Emerging evidence demonstrates the importance of careful experimental design for the study of sex differences in behavior. For instance, when males and females were first compared in the Morris Water Maze (MWM; a standard test of spatial memory), females exhibited impaired spatial memory (measured as time taken to reach a hidden platform). However, subsequent studies noted that females exhibit thigmotaxis (an anxiety-related behavior), swimming along the edge of the maze rather than straight across it (thus taking longer to reach the platform). Habituation of both sexes to the maze set-up decreases thigmotaxis in females, and eliminates sex differences in spatial memory (Perrot-Sinal, Kostenuik, Ossenkopp, & Kavaliers, 1996; Roof & Stein, 1999). Likewise, in the current study we found that anxiety affects behavior differently in males and females, depending on the specific parameters of the task.
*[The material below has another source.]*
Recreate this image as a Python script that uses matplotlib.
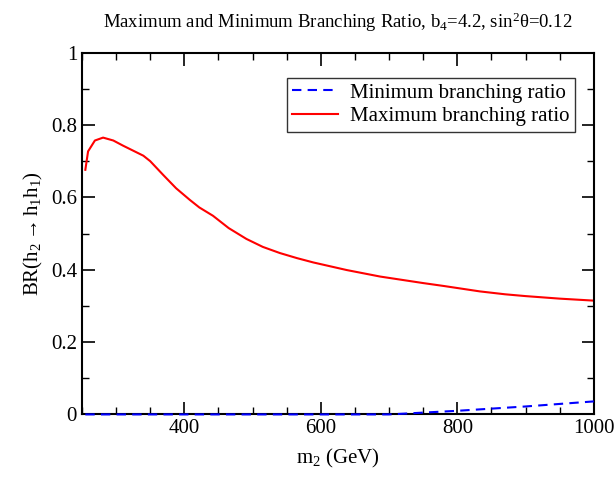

Design considerations are also apparent for the EPM, a standard assessment of anxiety in rodents (Hogg, 1996; Pellow, Chopin, File, & Briley, 1985) . We initially found no sex difference in anxiety with the EPM, despite well-known sex differences in anxiety-related psychiatric illness. Thus, we should not conclude that there are no sex differences in anxiety, nor that the EPM is useless, but rather that the EPM is an invalid measure of the anxiety processes relevant to sex differences in mental illness. This finding is in line with previous criticisms of the EPM. For instance, some antidepressants that are clinically effective for reducing anxiety fail to exert anxiolytic effects in the EPM. Furthermore, a previous sex-differences study showed that female rat behavior in the EPM was more dependent on activity levels than on anxiety (Fernandes et al. 1999), highlighting the importance of careful model design and interpretation when comparing male and female behavior. Additionally, handling history has been shown to affect EPM results (Andrews & File, 1993). In the current study we found increased anxiety-like behavior in females only after a history of stressful behavioral testing. Other studies have shown similar sex-dependent responses to stress. For instance, prenatal stress affects pups differently depending on sex, with males and females exhibiting different anxiety behaviors as adults (Schulz et al., 2014), as well as sex-dependent effects on the underlying neurobiology (Schulz et al., 2013). Studies in male rodents have shown differential effects of escapable and inescapable stress in the amygdala (Weinberg et al., 2010) and hippocampus (Shors, Seib, Levine, & Thompson, 1989), both of which are brain regions shown to have sex-specific effects of stress (Cahill et al., 2001; Shors, Chua, & Falduto, 2001). As with the MWM, these results caution against generalizing the results of one task to the conclusions of sex differences in a certain modality. Rather, investigation of relevant sex differences in behavior requires careful model design and interpretation.

Conclusion

We characterized sex differences in constructs of cognition and motivated behavior related to psychiatric disorders. We observed sex differences in reward-seeking actions that were specific to the contexts of punishment or anxiety. Other task variables, such as cognitive load, turned out to be irrelevant domains to reveal sex differences. Future studies can take advantage of these tasks to probe the mechanisms underlying sex differences in emotional processing and related disorders.